Seibt explica que a estratégia de venda utilizada na época foi uma das formas encontradas para não espantar aqueles que tinham o desejo de ajudar. “Se eu chegasse e falasse que o preço era de US$ 500 mil, espantaria as pessoas. É melhor eu dizer que, se cada pessoa assumir sua parte e ajudar devagarzinho, vamos conseguir comprar o prédio. Se a pessoa assumir um metro, os outros 1.328 eu vou arrumar”, relembra.
Conforme Bergamaschi, além da ajuda no início para a compra do prédio, a empresa Venax destina incentivos fiscais. “Estamos juntos há 25 anos”, enfatiza. Atualmente, ele atua no Conselho Fiscal do Nucva. “Sempre que podemos, precisamos ajudar, pois o Museu representa um livro aberto. Qualquer um, mesmo analfabeto consegue ‘ler’ com naturalidade.”
FIM DA DÍVIDA
Na medida que os metros eram adquiridos, os apartamentos localizados no Edifício Storck eram desocupados. Quando um terço do valor da construção foi quitado, as salas no térreo do prédio foram repassadas ao Nucva e o dinheiro do aluguel passou a contribuir para quitar o restante. Isso aconteceu também com os demais apartamentos. Em 27 de abril de 1998 o prédio estava quitado.
“Essa campanha vai ficar marcada o resto da vida. O povo se uniu para comprar um prédio histórico e preservar.”
FLÁVIO SEIBT – Idealizador do Museu
O prédio do Museu de Venâncio Aires foi tombado como patrimônio imaterial de Venâncio Aires em 2001. Já no Rio Grande do Sul, o reconhecimento como patrimônio aconteceu em 2012.
Um ‘drible’ nas dificuldades econômicas
Assim como a crise econômica afetou o Brasil, no Museu de Venâncio Aires não foi diferente. Há oito anos, o Nucva vem enfrentando dificuldades para manter o espaço aberto. Tudo funciona, até o momento, graças aos recursos viabilizados através da Lei Rounaet. Isso porque, atualmente, a única fonte de renda é o aluguel de duas salas no valor de R$ 6 mil. Uma delas é locada pela Prefeitura para o Centro de Atendimento ao Turismo (Cat) e outra é bar e café. As despesas com água, luz, internet, segurança e funcionários chegam a R$ 10 mil, por mês.

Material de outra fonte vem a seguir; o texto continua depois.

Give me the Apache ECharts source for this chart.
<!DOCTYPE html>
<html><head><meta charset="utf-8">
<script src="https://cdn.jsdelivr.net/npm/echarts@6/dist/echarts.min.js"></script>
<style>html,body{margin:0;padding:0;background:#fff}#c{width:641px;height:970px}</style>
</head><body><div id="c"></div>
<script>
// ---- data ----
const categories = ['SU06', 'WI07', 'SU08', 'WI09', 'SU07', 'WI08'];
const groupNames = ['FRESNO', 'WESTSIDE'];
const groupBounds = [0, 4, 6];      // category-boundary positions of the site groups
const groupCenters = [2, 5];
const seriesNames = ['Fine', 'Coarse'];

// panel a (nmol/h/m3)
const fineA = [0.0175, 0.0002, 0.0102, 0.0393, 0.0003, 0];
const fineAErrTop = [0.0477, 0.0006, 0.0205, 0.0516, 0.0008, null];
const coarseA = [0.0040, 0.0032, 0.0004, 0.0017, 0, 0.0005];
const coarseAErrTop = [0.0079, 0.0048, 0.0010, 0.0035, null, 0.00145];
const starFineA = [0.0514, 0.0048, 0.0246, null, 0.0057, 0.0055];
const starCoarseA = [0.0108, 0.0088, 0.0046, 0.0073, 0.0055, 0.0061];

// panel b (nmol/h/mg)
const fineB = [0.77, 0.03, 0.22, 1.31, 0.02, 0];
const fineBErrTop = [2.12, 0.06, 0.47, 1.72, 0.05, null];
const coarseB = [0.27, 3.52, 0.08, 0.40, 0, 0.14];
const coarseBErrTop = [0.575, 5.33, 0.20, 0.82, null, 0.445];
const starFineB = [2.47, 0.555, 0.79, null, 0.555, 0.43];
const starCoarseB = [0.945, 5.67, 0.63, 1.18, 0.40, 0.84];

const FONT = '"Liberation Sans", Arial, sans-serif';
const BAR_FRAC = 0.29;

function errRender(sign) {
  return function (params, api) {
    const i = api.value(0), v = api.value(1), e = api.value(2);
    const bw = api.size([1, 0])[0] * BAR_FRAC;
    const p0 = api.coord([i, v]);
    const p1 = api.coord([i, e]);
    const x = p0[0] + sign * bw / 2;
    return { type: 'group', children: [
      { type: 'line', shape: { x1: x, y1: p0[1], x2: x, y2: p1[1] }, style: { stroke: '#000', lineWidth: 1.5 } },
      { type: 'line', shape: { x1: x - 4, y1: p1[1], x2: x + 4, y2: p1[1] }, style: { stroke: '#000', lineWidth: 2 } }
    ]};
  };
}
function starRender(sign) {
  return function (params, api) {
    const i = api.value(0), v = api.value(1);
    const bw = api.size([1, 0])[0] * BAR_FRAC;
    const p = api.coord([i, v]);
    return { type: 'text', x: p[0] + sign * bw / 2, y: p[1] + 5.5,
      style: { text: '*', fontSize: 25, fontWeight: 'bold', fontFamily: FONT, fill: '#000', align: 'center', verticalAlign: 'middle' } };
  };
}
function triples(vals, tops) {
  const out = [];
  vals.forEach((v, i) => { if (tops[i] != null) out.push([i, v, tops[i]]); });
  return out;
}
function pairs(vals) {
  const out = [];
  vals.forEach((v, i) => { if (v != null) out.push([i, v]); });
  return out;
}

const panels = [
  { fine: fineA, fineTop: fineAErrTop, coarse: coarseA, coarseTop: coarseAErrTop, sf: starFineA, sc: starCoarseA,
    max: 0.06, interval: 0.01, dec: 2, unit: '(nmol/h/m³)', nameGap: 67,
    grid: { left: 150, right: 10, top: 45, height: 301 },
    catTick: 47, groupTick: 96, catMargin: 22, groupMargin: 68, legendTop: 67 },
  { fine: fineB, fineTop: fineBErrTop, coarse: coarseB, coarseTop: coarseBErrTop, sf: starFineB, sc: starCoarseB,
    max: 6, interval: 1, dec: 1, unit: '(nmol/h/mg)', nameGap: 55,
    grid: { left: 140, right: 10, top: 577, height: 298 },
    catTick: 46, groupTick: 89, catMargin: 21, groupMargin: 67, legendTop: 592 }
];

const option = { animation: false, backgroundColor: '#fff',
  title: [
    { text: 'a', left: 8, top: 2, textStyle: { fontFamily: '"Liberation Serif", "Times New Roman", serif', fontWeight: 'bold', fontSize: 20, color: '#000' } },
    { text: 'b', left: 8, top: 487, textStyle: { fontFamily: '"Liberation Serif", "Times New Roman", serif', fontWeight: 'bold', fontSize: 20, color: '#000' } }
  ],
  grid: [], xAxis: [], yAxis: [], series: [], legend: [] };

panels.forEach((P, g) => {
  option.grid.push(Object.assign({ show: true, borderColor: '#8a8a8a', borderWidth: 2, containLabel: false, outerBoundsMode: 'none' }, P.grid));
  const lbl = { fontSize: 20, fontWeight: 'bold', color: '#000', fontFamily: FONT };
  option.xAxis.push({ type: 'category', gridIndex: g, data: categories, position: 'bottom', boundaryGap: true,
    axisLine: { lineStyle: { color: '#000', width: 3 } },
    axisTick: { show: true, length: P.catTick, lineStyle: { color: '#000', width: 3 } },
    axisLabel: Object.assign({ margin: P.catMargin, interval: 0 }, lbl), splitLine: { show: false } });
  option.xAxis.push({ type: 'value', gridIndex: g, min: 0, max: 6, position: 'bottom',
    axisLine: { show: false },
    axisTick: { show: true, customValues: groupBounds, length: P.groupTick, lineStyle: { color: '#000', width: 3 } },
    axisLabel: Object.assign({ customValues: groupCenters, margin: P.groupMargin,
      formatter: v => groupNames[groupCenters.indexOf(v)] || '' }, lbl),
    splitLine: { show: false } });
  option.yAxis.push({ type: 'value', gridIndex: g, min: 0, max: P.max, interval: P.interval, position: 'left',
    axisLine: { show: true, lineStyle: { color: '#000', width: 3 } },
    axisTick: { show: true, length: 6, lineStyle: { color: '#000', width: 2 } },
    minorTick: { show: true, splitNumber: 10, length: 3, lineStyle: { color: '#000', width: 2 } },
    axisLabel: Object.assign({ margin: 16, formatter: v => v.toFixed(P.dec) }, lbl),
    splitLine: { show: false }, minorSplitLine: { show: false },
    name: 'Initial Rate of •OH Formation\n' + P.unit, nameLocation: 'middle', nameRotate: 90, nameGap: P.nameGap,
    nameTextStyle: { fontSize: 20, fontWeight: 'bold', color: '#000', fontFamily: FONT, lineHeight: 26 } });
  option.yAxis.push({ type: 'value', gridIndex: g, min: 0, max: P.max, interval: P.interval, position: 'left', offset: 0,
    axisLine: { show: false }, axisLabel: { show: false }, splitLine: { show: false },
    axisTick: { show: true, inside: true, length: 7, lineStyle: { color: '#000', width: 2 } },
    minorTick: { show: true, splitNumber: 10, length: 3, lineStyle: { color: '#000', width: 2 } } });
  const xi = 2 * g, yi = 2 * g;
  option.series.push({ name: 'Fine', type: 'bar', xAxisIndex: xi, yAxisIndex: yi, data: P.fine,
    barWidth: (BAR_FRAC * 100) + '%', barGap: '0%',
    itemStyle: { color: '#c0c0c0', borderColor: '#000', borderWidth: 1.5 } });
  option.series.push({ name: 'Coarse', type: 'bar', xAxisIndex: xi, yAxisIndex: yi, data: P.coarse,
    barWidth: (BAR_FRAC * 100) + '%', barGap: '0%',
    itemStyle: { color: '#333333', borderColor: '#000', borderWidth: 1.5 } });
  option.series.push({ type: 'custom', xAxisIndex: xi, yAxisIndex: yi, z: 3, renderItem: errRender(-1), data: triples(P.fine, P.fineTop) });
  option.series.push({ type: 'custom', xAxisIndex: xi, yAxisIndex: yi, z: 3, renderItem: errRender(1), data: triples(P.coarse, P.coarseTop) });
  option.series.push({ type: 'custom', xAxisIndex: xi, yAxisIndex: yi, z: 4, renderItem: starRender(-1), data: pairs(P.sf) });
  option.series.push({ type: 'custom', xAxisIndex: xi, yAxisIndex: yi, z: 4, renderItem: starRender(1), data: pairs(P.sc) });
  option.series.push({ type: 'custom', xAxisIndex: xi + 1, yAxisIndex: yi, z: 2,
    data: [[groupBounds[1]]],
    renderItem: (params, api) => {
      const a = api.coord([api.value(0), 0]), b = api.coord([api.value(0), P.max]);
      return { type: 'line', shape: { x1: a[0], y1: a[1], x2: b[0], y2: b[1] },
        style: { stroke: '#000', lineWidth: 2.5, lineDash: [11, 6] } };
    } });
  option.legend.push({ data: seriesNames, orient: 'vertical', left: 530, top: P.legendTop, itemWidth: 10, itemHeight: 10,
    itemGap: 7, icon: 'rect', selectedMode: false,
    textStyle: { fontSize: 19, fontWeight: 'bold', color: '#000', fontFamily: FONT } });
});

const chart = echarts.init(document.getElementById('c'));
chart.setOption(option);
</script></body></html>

O primeiro projeto encaminhado para a Lei Rounaet, em 2012, foi para a catalogação das peças no valor de R$ 470 mil. Sendo prorrogado até 2015. Agora está aberto um projeto de R$ 680 mil, cadastrado em 2015 e que encerra no dia 31 de dezembro. Os recursos são utilizados para a revitalização do Museu. O novo projeto, que está sendo protocolado para 2020, é no valor de R$ 309 mil e deve ser utilizado para a hemeroteca de jornais e revistas, situada em um prédio anexo ao Museu.